For the past few evenings, I’ve been time traveling back to the early 1960s, thanks to the new Warner Bros. DVD set “Romance Classics Collection” which was officially released on Tuesday.
Tha package includes four soapy-but-fascinating movies that few people under the age of 50 are likely to have heard of — “Parrish” (1961), “Susan Slade” (1961), “Rome Adventure” (1962) and “Palm Springs Weekend” (1964).
All of these films were rendered obsolete by the sexual revoltion that would explode at the end of the 1960s — by 1969, the notion of a whole drama devoted to whether or not a young couple would “go all the way” would have been hooted off the screen.
The world view and the characterizations in these soaps made them virtually unwatchable for my fellow members of the Woodstock Generation, so TV screenings dwindled in the 1970s and ’80s.
Now, enough time has passed that the pictures have become deeply nostalgic for folks who were teens 50 years ago, and camp classics for everyone else.
Watching these movies in 2009, it’s hard to believe young Americans were ever so “innocent” when it came to depictions of romance and sex on screen.
The four movies in the Warner DVD set all followed in the wake of the huge 1959 Warner Bros. hit “A Summer Place” which made a star out of the handsome and now long forgotten actor Troy Donahue.
Troy played the love interest of Sandra Dee in “A Summer Place” and this hot younger duo shifted the audience’s attention away from the older couple who got top billing — Richard Egan and Dorothy McGuire.
Troy was mocked by most of the men who were dragged to the soap opera — there’s a scene in the 1959-set Barry Levinson comedy, “Diner” (1982), in which the young male characters are stunned that the women in their lives could fall for such a shallow dreamboat. “What kind of a name is Troy?,” one of the guys asks his friend.

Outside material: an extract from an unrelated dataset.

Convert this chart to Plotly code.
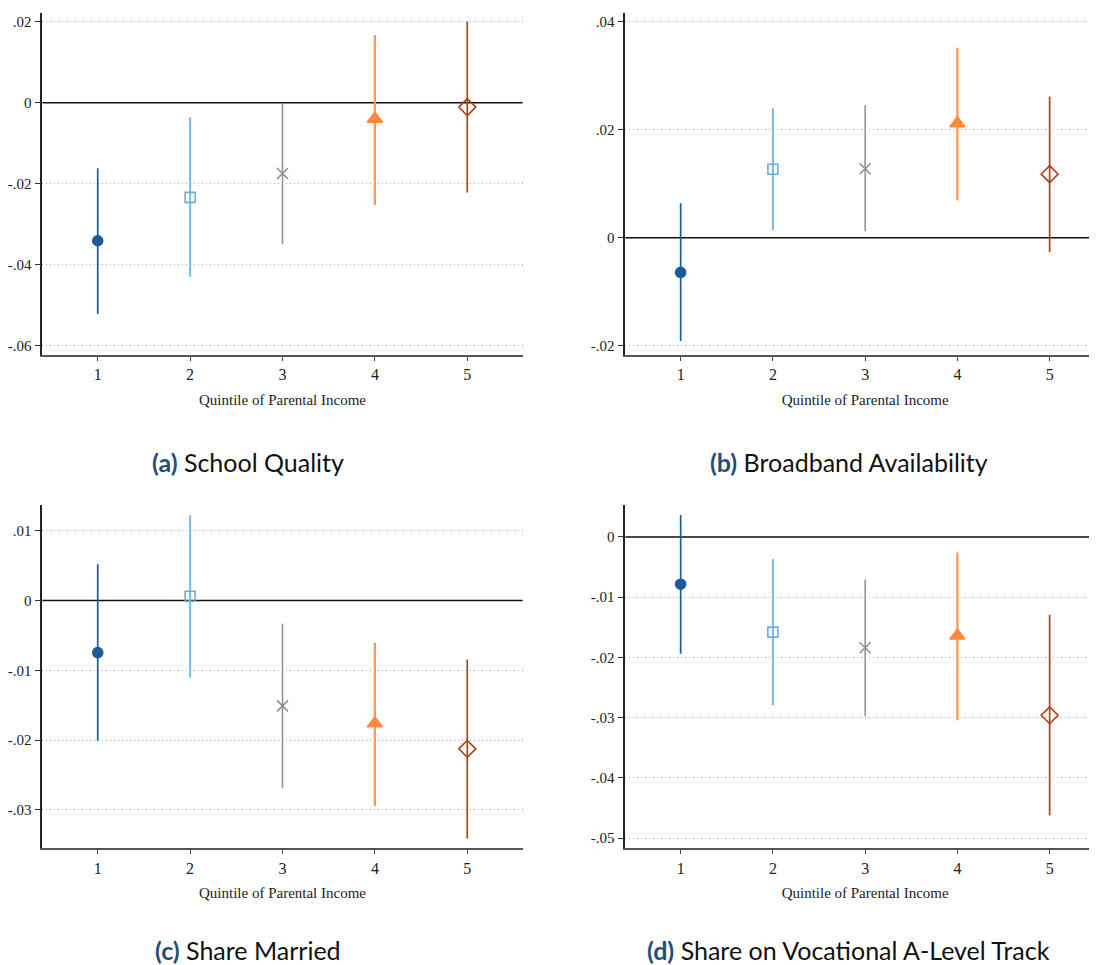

Donahue was no actor, but he acquired millions of fans. Contract holder Warner Bros. started churning out over-heated romances for its new star. One of the most interesting aspects of the new DVD set is the reminder that Donahue was such a big star that he received top billing over Claudette Colbert, Lloyd Nolan and other veterans who appeared in these early ’60s romances.
“Parrish” will be especially interesting to Connecticut viewers since much of the movie was shot on location in upstate tobacco country. The film has been gorgeously remastered and is worth watching for its travelogue element alone.
The most entertaining movie of the bunch is “Rome Adventure” which introduced Suzanne Pleshette. While she is billed under Troy and Angie Dickinson and Rossano Brazzi, Pleshette is the real star of this spirited romance in which a Connecticut college librarian is forced out of her job because she endorses an “obscene” romantic novel. The young woman decides to get a taste of real romance by heading off for Rome.
Pleshette is charming and director Delmer Daves (who also did “A Summer Place”) makes Italy as much of a star of the film as any of the actors. Back in 1962, European travel was not so common for middle-class Americans, so it is easy to imagine the oohs and aahs that greeted the stunning location footage that dominates many scenes.
Pleshette fell for Donahue in real life, too, and their very brief marriage was much gossiped-about at the time.
Donahue’s career went into a terrible tailspin when his sort of movie went out of fashion — Warner Bros. dropped the actor in 1966 and he descended into drug and alcohol abuse. During the 1980s, it was reported that Donahue was living as a homeless person in Central Park.
John Waters used Donahue for his camp, has-been aura in the 1990 “Cry-Baby.” The actor spent the subsequent decade working in grade-Z films and died of a heart attack at the age of 65 in 2001.